## Exercise instructions
Set down only those lines that fall from the line containing "What seaborn and" through the line containing "from matplotlib.ticker import", unchanged and without pictures.

(Plotting code records)
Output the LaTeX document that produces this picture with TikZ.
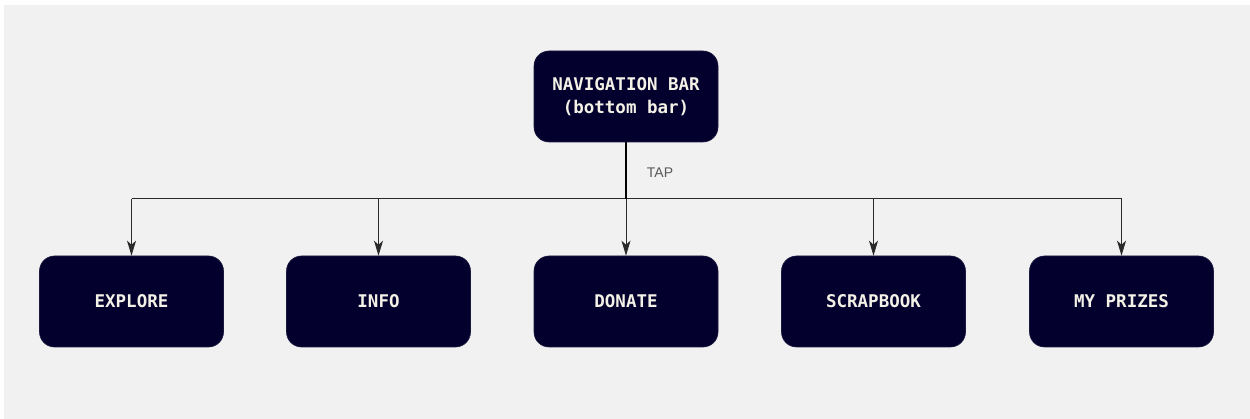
\documentclass[tikz,border=0pt]{standalone}
\usepackage{fontspec}
\setmainfont{Liberation Sans}
\newfontfamily\boxfont{DejaVu Sans Mono}
\usetikzlibrary{arrows.meta}
\definecolor{navy}{HTML}{03002E}
\definecolor{bg}{HTML}{F1F1F1}
\definecolor{boxtext}{HTML}{F4F1E6}
\definecolor{linecol}{HTML}{2A2A2A}
\tikzset{
  navbox/.style={draw=navy!80!gray, line width=0.6pt, fill=navy, rounded corners=15pt,
    minimum width=184pt, minimum height=91pt, inner sep=0pt,
    text=boxtext, font=\boxfont\bfseries\fontsize{17.5}{23}\selectfont, align=center},
  conn/.style={draw=linecol, line width=1pt},
  stem/.style={draw=black, line width=1.8pt},
  arr/.style={conn, -{Stealth[length=15pt,width=9pt,inset=4pt]}},
  lbl/.style={font=\fontsize{14}{16}\selectfont, text=black!65}
}
\begin{document}
\begin{tikzpicture}[x=1pt,y=-1pt]
\useasboundingbox (0,0) rectangle (1250,419);
\fill[white] (0,0) rectangle (1250,419);
\fill[bg] (4,5) rectangle (1250,419);
\node[navbox] (nav) at (626,96.5) {NAVIGATION BAR\\(bottom bar)};
\node[navbox] (explore) at (131.5,301.5) {EXPLORE};
\node[navbox] (info) at (378.5,301.5) {INFO};
\node[navbox] (donate) at (626,301.5) {DONATE};
\node[navbox] (scrap) at (873.5,301.5) {SCRAPBOOK};
\node[navbox] (prizes) at (1121.5,301.5) {MY PRIZES};
\coordinate (hub) at (626,199);
\draw[conn] (explore.north |- hub) -- (prizes.north |- hub);
\draw[stem] (nav.south) -- (hub);
\foreach \n in {explore,info,donate,scrap,prizes}
  \draw[arr] (\n.north |- hub) -- (\n.north);
\node[lbl] (tap) at (660,173) {TAP};
\end{tikzpicture}
\end{document}
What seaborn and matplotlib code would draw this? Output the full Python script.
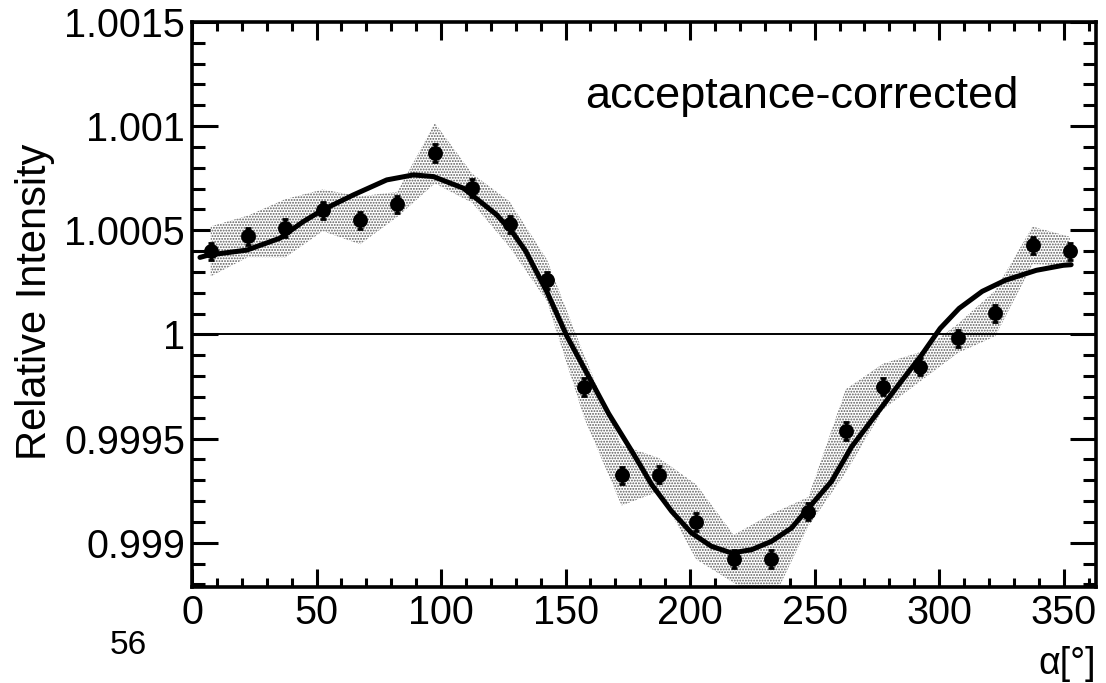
import matplotlib
matplotlib.use("Agg")
import matplotlib.pyplot as plt
import numpy as np
import pandas as pd
import seaborn as sns
from matplotlib.ticker import MultipleLocator, FixedLocator, FixedFormatter

# Measured relative intensity per 15-degree bin in alpha
alpha_deg = [7.5, 22.5, 37.5, 52.5, 67.5, 82.5, 97.5, 112.5, 127.5, 142.5, 157.5, 172.5,
             187.5, 202.5, 217.5, 232.5, 247.5, 262.5, 277.5, 292.5, 307.5, 322.5, 337.5, 352.5]
intensity = [1.000399, 1.000471, 1.000510, 1.000596, 1.000548, 1.000625, 1.000870, 1.000702,
             1.000529, 1.000260, 0.999749, 0.999324, 0.999327, 0.999100, 0.998923, 0.998923,
             0.999150, 0.999537, 0.999750, 0.999846, 0.999981, 1.000101, 1.000428, 1.000399]
stat_err = [0.000042, 0.000042, 0.000042, 0.000042, 0.000042, 0.000042, 0.000042, 0.000042,
            0.000042, 0.000042, 0.000042, 0.000042, 0.000042, 0.000042, 0.000042, 0.000042,
            0.000042, 0.000042, 0.000042, 0.000042, 0.000042, 0.000042, 0.000042, 0.000042]
sys_err = [0.000120, 0.000100, 0.000140, 0.000100, 0.000115, 0.000060, 0.000145, 0.000070,
           0.000110, 0.000100, 0.000150, 0.000145, 0.000080, 0.000180, 0.000115, 0.000215,
           0.000070, 0.000200, 0.000110, 0.000070, 0.000070, 0.000110, 0.000090, 0.000070]

# Fitted curve, sampled along alpha
fit_alpha = [3.2, 6.5, 22.0, 35.3, 44.7, 52.5, 64.8, 78.2, 88.9, 96.9, 109.0, 122.4, 129.0,
             134.0, 142.5, 150.6, 159.3, 167.3, 176.6, 184.6, 192.6, 200.6, 208.6, 216.7,
             224.7, 232.7, 240.7, 248.7, 256.8, 264.8, 274.3, 283.5, 292.8, 300.4, 308.0,
             317.3, 326.5, 339.0, 349.8, 353.0]
fit_value = [1.000370, 1.000381, 1.000405, 1.000462, 1.000542, 1.000598, 1.000670, 1.000742,
             1.000766, 1.000758, 1.000702, 1.000574, 1.000485, 1.000400, 1.000205, 0.999990,
             0.999798, 0.999620, 0.999440, 0.999279, 0.999151, 0.999047, 0.998983, 0.998951,
             0.998967, 0.999007, 0.999071, 0.999183, 0.999295, 0.999460, 0.999610, 0.999755,
             0.999899, 1.000029, 1.000125, 1.000207, 1.000260, 1.000308, 1.000332, 1.000335]

y_ticks = [0.999, 0.9995, 1.0, 1.0005, 1.001, 1.0015]
y_tick_labels = ["0.999", "0.9995", "1", "1.0005", "1.001", "1.0015"]
x_ticks = [0, 50, 100, 150, 200, 250, 300, 350]

points = pd.DataFrame({"alpha": alpha_deg, "intensity": intensity,
                       "stat": stat_err, "sys": sys_err})
fit = pd.DataFrame({"alpha": fit_alpha, "value": fit_value})

sns.set_theme(style="ticks")
plt.rcParams["font.family"] = ["Liberation Sans", "DejaVu Sans"]
plt.rcParams["hatch.linewidth"] = 0.9
for key in ["text.color", "axes.labelcolor", "xtick.color", "ytick.color", "axes.edgecolor"]:
    plt.rcParams[key] = "black"

fig = plt.figure(figsize=(11.06, 6.83), dpi=100)
ax = fig.add_axes([0.1736, 0.1406, 0.8174, 0.8272])

# systematic band, stippled
ax.fill_between(points["alpha"], points["intensity"] - points["sys"],
                points["intensity"] + points["sys"],
                facecolor="white", edgecolor="#5a5a5a", hatch="......",
                linewidth=0, zorder=1)

ax.axhline(1.0, color="black", lw=1.4, zorder=2)

sns.lineplot(data=fit, x="alpha", y="value", sort=False, color="black",
             lw=3.6, ax=ax, zorder=3, solid_joinstyle="round", solid_capstyle="round")

ax.errorbar(points["alpha"], points["intensity"], yerr=points["stat"], fmt="none",
            ecolor="black", elinewidth=2.0, capsize=2.5, capthick=2.0, zorder=4)
sns.scatterplot(data=points, x="alpha", y="intensity", color="black", s=115,
                marker="o", edgecolor="black", linewidth=0, ax=ax, zorder=5)

ax.set_xlim(0, 363)
ax.set_ylim(0.998788, 1.0015)

ax.xaxis.set_major_locator(FixedLocator(x_ticks))
ax.xaxis.set_minor_locator(MultipleLocator(10))
ax.yaxis.set_major_locator(FixedLocator(y_ticks))
ax.yaxis.set_major_formatter(FixedFormatter(y_tick_labels))
ax.yaxis.set_minor_locator(MultipleLocator(0.0001))

ax.tick_params(axis="both", which="both", direction="in", top=True, right=True,
               color="black", width=2.2)
ax.tick_params(axis="x", which="major", length=13, labelsize=28.5, pad=5)
ax.tick_params(axis="x", which="minor", length=6.5)
ax.tick_params(axis="y", which="major", length=19, labelsize=28.5, pad=5)
ax.tick_params(axis="y", which="minor", length=9.5)

for side in ["left", "right", "top", "bottom"]:
    ax.spines[side].set_linewidth(2.6)
    ax.spines[side].set_color("black")

ax.set_ylabel("")
ax.set_xlabel("α[°]", fontsize=27, loc="right")
ax.xaxis.set_label_coords(1.0, -0.105)
fig.text(35 / 1106, 1 - 302 / 683, "Relative Intensity", rotation=90,
         ha="center", va="center", fontsize=30)

ax.text(0.9137, 0.8478, "acceptance-corrected", transform=ax.transAxes,
        ha="right", va="baseline", fontsize=32.5)
fig.text(110 / 1106, 1 - 654 / 683, "56", ha="left", va="baseline", fontsize=24)

fig.savefig("out.png", dpi=100)
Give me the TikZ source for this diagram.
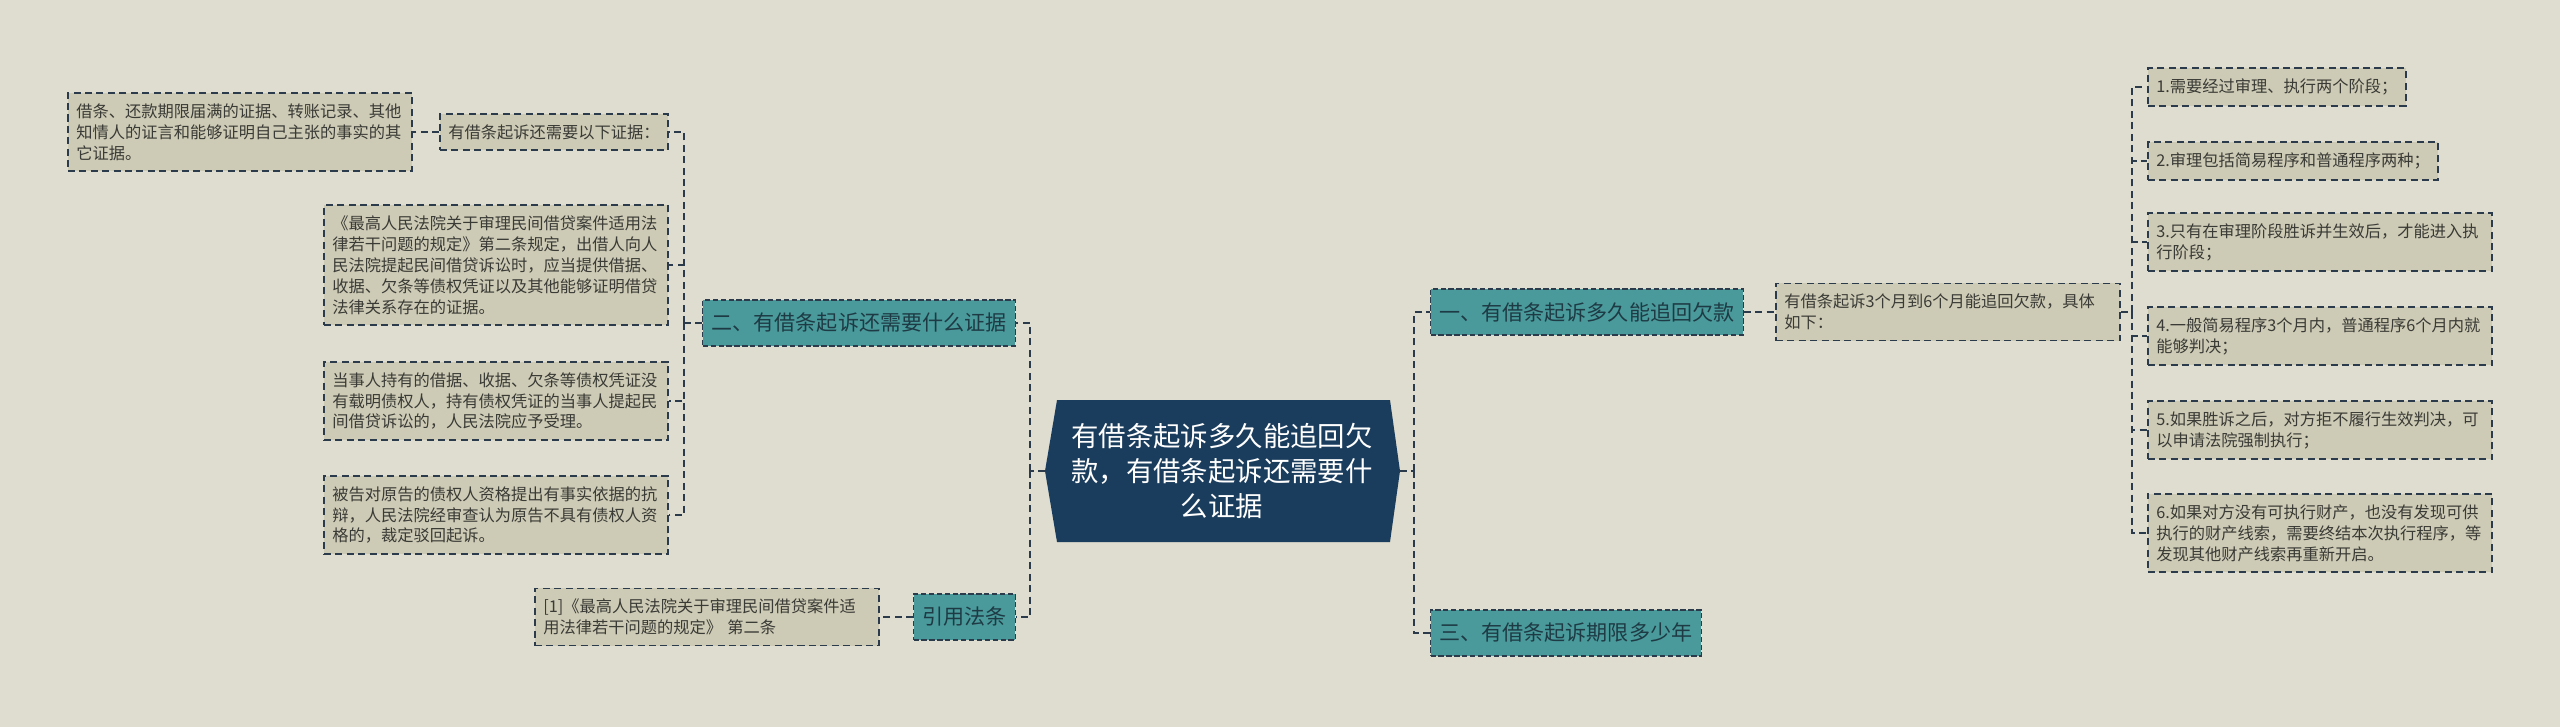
\documentclass[tikz,border=0pt]{standalone}
\usepackage{fontspec}
\setmainfont{Noto Sans CJK SC}
\definecolor{bgcol}{HTML}{DFDDCF}
\definecolor{boxcol}{HTML}{CDCBB5}
\definecolor{tealcol}{HTML}{4A9A9B}
\definecolor{rootcol}{HTML}{1B3D5D}
\definecolor{linecol}{HTML}{2B3B4B}
\definecolor{txtcol}{HTML}{3A3A36}
\definecolor{tealtxt}{HTML}{1E3B45}

\begin{document}
\begin{tikzpicture}
[x=0.02cm,y=-0.02cm,
link/.style={draw=linecol,line width=1pt,dash pattern=on 4pt off 2.5pt},
leaf/.style={draw=linecol,line width=1pt,dash pattern=on 4pt off 2.5pt,fill=boxcol,
	text=txtcol,align=left,inner xsep=4.8pt,inner ysep=6pt,
	font=\fontsize{9.25}{11.9}\selectfont},
wide/.style={leaf,text width=6.55cm},
topic/.style={draw=linecol,line width=0.6pt,dash pattern=on 3pt off 1.5pt,fill=tealcol,
	text=tealtxt,inner xsep=5pt,minimum height=0.92cm,font=\fontsize{12}{14}\selectfont}]

\fill[bgcol] (0,0) rectangle (2560,727);

\fill[rootcol] (1045,471) -- (1057,400) -- (1390,400) -- (1400,471) -- (1390,542) -- (1057,542) -- cycle;
\node[text=white,align=center,font=\fontsize{15.6}{19.8}\selectfont] (root) at (1222,471)
{有借条起诉多久能追回欠\\款，有借条起诉还需要什\\么证据};
\coordinate (rootL) at (1045,471);
\coordinate (rootR) at (1400,471);

\node[topic,anchor=west] (yi) at (1430,312) {一、有借条起诉多久能追回欠款};
\node[topic,anchor=west] (san) at (1430,633) {三、有借条起诉期限多少年};
\node[wide,anchor=west] (ju) at (1775,312) {有借条起诉3个月到6个月能追回欠款，具体\\如下：};

\node[leaf,anchor=west] (s1) at (2147,87) {1.需要经过审理、执行两个阶段；};
\node[leaf,anchor=west] (s2) at (2147,161) {2.审理包括简易程序和普通程序两种；};
\node[wide,anchor=west] (s3) at (2147,242) {3.只有在审理阶段胜诉并生效后，才能进入执\\行阶段；};
\node[wide,anchor=west] (s4) at (2147,336) {4.一般简易程序3个月内，普通程序6个月内就\\能够判决；};
\node[wide,anchor=west] (s5) at (2147,430) {5.如果胜诉之后，对方拒不履行生效判决，可\\以申请法院强制执行；};
\node[wide,anchor=west] (s6) at (2147,533) {6.如果对方没有可执行财产，也没有发现可供\\执行的财产线索，需要终结本次执行程序，等\\发现其他财产线索再重新开启。};

\node[topic,anchor=east] (er) at (1016,323) {二、有借条起诉还需要什么证据};
\node[topic,anchor=east] (law) at (1016,617) {引用法条};
\node[wide,anchor=east] (ref) at (880,617) {[1]《最高人民法院关于审理民间借贷案件适\\用法律若干问题的规定》 第二条};
\node[leaf,anchor=east] (ev0) at (669,132) {有借条起诉还需要以下证据：};
\node[wide,anchor=east] (ev00) at (413,132) {借条、还款期限届满的证据、转账记录、其他\\知情人的证言和能够证明自己主张的事实的其\\它证据。};
\node[wide,anchor=east] (ev1) at (669,265) {《最高人民法院关于审理民间借贷案件适用法\\律若干问题的规定》第二条规定，出借人向人\\民法院提起民间借贷诉讼时，应当提供借据、\\收据、欠条等债权凭证以及其他能够证明借贷\\法律关系存在的证据。};
\node[wide,anchor=east] (ev2) at (669,401) {当事人持有的借据、收据、欠条等债权凭证没\\有载明债权人，持有债权凭证的当事人提起民\\间借贷诉讼的，人民法院应予受理。};
\node[wide,anchor=east] (ev3) at (669,515) {被告对原告的债权人资格提出有事实依据的抗\\辩，人民法院经审查认为原告不具有债权人资\\格的，裁定驳回起诉。};

\coordinate (lt) at (1030,471);
\coordinate (rt) at (1414,471);
\coordinate (et) at (684,323);
\coordinate (st) at (2132,312);
\draw[link] (rootL) -- (lt) (rootR) -- (rt);
\foreach \n in {er,law} \draw[link] (lt) |- (\n.east);
\foreach \n in {yi,san} \draw[link] (rt) |- (\n.west);
\draw[link] (er.west) -- (et);
\foreach \n in {ev0,ev1,ev2,ev3} \draw[link] (et) |- (\n.east);
\draw[link] (ev0.west) -- (ev00.east);
\draw[link] (law.west) -- (ref.east);
\draw[link] (yi.east) -- (ju.west);
\draw[link] (ju.east) -- (st);
\foreach \n in {1,...,6} \draw[link] (st) |- (s\n.west);
\end{tikzpicture}
\end{document}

## The result
What seaborn and matplotlib code would draw this? Output the full Python script.
import matplotlib
matplotlib.use("Agg")
import matplotlib.pyplot as plt
import numpy as np
import pandas as pd
import seaborn as sns
from matplotlib.ticker import MultipleLocator, FixedLocator, FixedFormatter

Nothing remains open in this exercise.